Il en profite pour le filmer à nouveau devant la façade sud de la villa que Bonnard a achetée en 1926 pour Marthe de Méligny, une Saint-Amandoise, de son vrai nom Maria Boursin, qui fût durant près de 50 ans son épouse et sa muse. Maria est morte le 26 janvier 1942, cela fait déjà quatre ans. Le jour de cette rencontre, que Forêt décrit dans quelques notes sommaires conservées par le Centre de la mémoire de la Ville d’Issoudun, Bonnard semble très fatigué : « …visite que j’ai faite à Pierre Bonnard un matin de printemps. D’habitude réticent à se faire filmer, il hésita un peu, ensuite il voulut bien, mais sans plus. Aussi c’est avec beaucoup de patience et de subtilité que je pus prendre ce court métrage. De temps à autre il me disait : - c’est assez, ça vous suffit. - Mais non, car je crains d’avoir fait des ratages et en prenant plusieurs photos je pourrai en avoir d’excellentes. - Ah bon. Il est midi et demi quand je me retire. Je sens que je l’importunerai si je continue à le filmer, aussi je n’insiste pas.». Après quelques plans rapprochés, Joseph Forêt le filme faisant quelques pas dans le jardin et discutant avec son jardinier, humant quelques fleurs.
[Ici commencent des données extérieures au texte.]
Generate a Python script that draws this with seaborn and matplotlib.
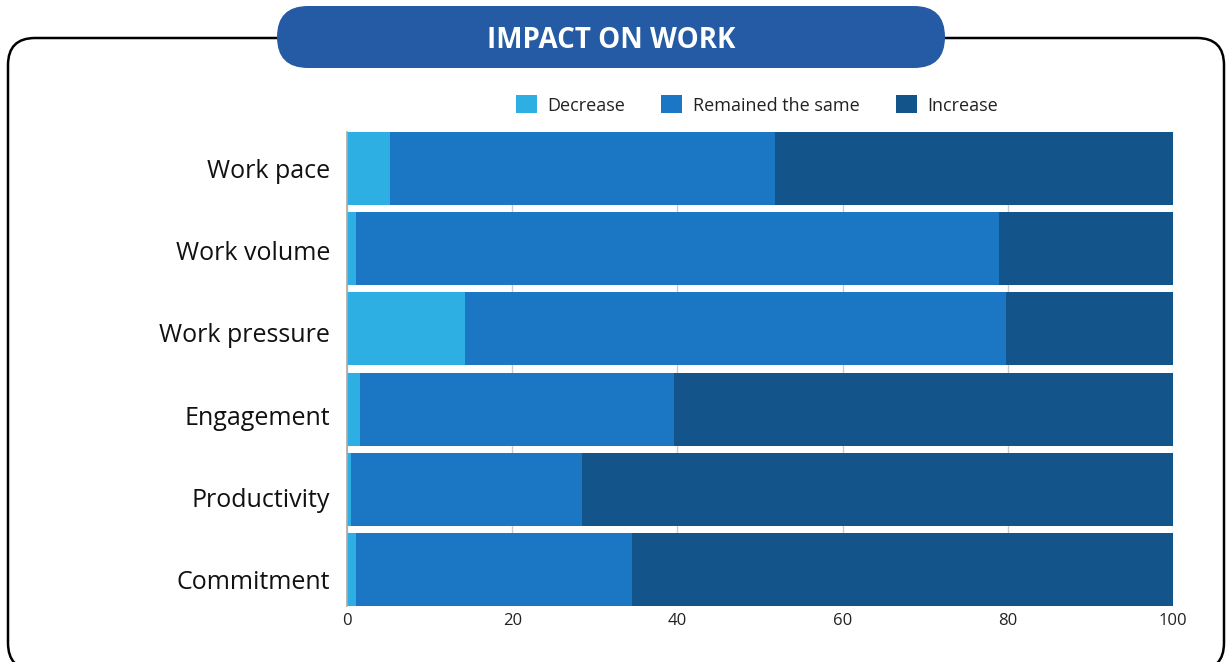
import matplotlib
matplotlib.use("Agg")
import matplotlib.pyplot as plt
from matplotlib.patches import FancyBboxPatch, Patch
from matplotlib.transforms import ScaledTranslation
import numpy as np
import pandas as pd
import seaborn as sns

# Survey shares (%) per aspect of work
categories = ["Work pace", "Work volume", "Work pressure", "Engagement", "Productivity", "Commitment"]
decrease = [5.2, 1.1, 14.3, 1.6, 0.5, 1.1]
remained = [46.6, 77.8, 65.5, 38.0, 28.0, 33.4]
increase = [48.2, 21.1, 20.2, 60.4, 71.5, 65.5]

series_names = ["Decrease", "Remained the same", "Increase"]
colors = ["#2EAFE3", "#1B77C3", "#13548A"]

sns.set_theme(style="white")
plt.rcParams["font.family"] = ["Open Sans", "DejaVu Sans"]

W, H = 1231, 662
fig = plt.figure(figsize=(W / 100, H / 100), dpi=100)

def fx(px):
    return px / W

def fy(py):
    return 1 - py / H

ax = fig.add_axes([fx(347), fy(606), fx(1173) - fx(347), fy(132) - fy(606)])

df = pd.DataFrame({"category": categories, "Decrease": decrease,
                   "Remained the same": remained, "Increase": increase})
# cumulative right edges, drawn back to front so each layer shows its own segment
cum = df[series_names].cumsum(axis=1)
for name, color in reversed(list(zip(series_names, colors))):
    sns.barplot(data=cum.assign(category=df["category"]), x=name, y="category",
                orient="h", color=color, width=0.91, saturation=1,
                edgecolor="none", linewidth=0, ax=ax, zorder=2)

ax.set_xlim(0, 100)
ax.set_ylim(len(categories) - 1 + 0.455, -0.455)
ax.set_xticks([0, 20, 40, 60, 80, 100])
ax.set_xlabel("")
ax.set_ylabel("")
ax.grid(axis="x", color="#CCCCCC", linewidth=1, zorder=0)
ax.set_axisbelow(True)
for side in ["top", "right", "bottom"]:
    ax.spines[side].set_visible(False)
ax.spines["left"].set_color("#AAAAAA")
ax.spines["left"].set_linewidth(1.2)
ax.spines["left"].set_zorder(5)
ax.tick_params(axis="x", length=0, pad=5, labelsize=12, labelcolor="#222222")
ax.tick_params(axis="y", length=0, pad=12, labelsize=18, labelcolor="#111111")

# category labels sit on a slightly wider spacing than the bars
for i, lab in enumerate(ax.get_yticklabels()):
    lab.set_transform(lab.get_transform() + ScaledTranslation(0, -i * 2.0 / 100, fig.dpi_scale_trans))

# legend
handles = [Patch(facecolor=c, edgecolor="none", label=n) for n, c in zip(series_names, colors)]
fig.legend(handles=handles, loc="center", bbox_to_anchor=(fx(757), fy(105)), ncol=3,
           frameon=False, fontsize=13, handlelength=1.15, handleheight=1.15,
           handletextpad=0.6, columnspacing=2.0, labelcolor="#222222")

# outer rounded frame
frame = FancyBboxPatch((fx(8), fy(670)), fx(1224) - fx(8), fy(38) - fy(670),
                       boxstyle="round,pad=0,rounding_size=0.022",
                       transform=fig.transFigure, facecolor="none",
                       edgecolor="black", linewidth=1.8, mutation_aspect=W / H,
                       clip_on=False, zorder=0)
fig.patches.append(frame)

# title pill
pill_h = fy(6) - fy(68)
pill = FancyBboxPatch((fx(277), fy(68)), fx(945) - fx(277), pill_h,
                      boxstyle=f"round,pad=0,rounding_size={pill_h / 2 * H / W}",
                      transform=fig.transFigure, facecolor="#245BA4",
                      edgecolor="none", mutation_aspect=W / H, zorder=3)
fig.patches.append(pill)
fig.text(fx(611), fy(37), "IMPACT ON WORK", ha="center", va="center_baseline",
         color="white", fontsize=20, fontweight="bold", zorder=4)

fig.savefig("out.png", dpi=100)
Les prises de vues se sont faites à deux périodes distinctes, peut-être les 13 et 14 avril et peut-être plus tard, en mai comme l’indique une autre note. Le premier jour, Pierre Bonnard, assis sur un banc devant la villa, pose légèrement gêné et impatient, le cou enveloppé d’une lavallière de soie, il porte des chaussons de jardin. Plus tard, un homme et une femme lui parlent, peut-être son neveu et sa nièce, Robert et Renée Terrasse. Bonnard est plus gai et porte un chapeau d’été, le soleil est plus vif.

Ces images animées de Pierre Bonnard huit mois avant sa disparition sont rares, et on ignore à ce jour quelles étaient les intentions de Joseph Forêt. Il découvre les possibilités du cinéma amateur en 1944, filme la vie autour des artistes peintres dans le sud de la France, Cannes, Mandelieu-la-Napoule, Nice, Bandol, Toulon en 1945. Parmi les images du récent débarquement de Provence, des repas et des fêtes avec Aimé et Marguerite Maeght, galeristes, André Marchand, artiste peintre, et quelques inconnus. Forêt se déplace beaucoup au volant de sa Delahaye, la Marne, la Lorraine, Nancy, Strasbourg, Londres et Paris, pour son travail d’éditeur et de philatéliste.

Prochain épisode des aventures artistiques de Joseph Forêt : Bernard Buffet. 

Le fonds Joseph Forêt : Mémoires écrits à la fin de sa vie. Dossiers et documents manuscrits ou tapuscrits composant les mémoires de Joseph Foret, illustrés de nombreuses photographies, coupures de presse, documents divers, correspondance, films. Archives conservées par Mme Broutta, collaboratrice de J. Foret de 1957 à 1965 et données à la Ville d’Issoudun en 2013.

Pierre Bonnard est l’un des grands maîtres de la peinture du XXe siècle. En témoigne la rétrospective que lui consacra le Musée d’Orsay au Printemps 2015. Né en 1867 et décédé en 1947, la personnalité de Bonnard s'est façonnée entre la fin de l'impressionnisme, le mouvement nabi dont il est l'un des principaux artisans, pour ensuite s'affranchir de tout courant artistique et de toute convention. Sous une apparence de tranquille simplicité, l'œuvre de Bonnard se révèle singulière, complexe, pleine de nuances et comme détachée du temps. Peintre de personnages, figures, nus, portraits, paysages animés, intérieurs, natures mortes, fleurs et fruits, Bonnard est inclassable. Il a côtoyé tous les mouvements dans la peinture de la fin du XIXe et du début du XXe siècle, son œuvre a la particularité d’être marquée par la recherche continuelle du bonheur et de la lumière.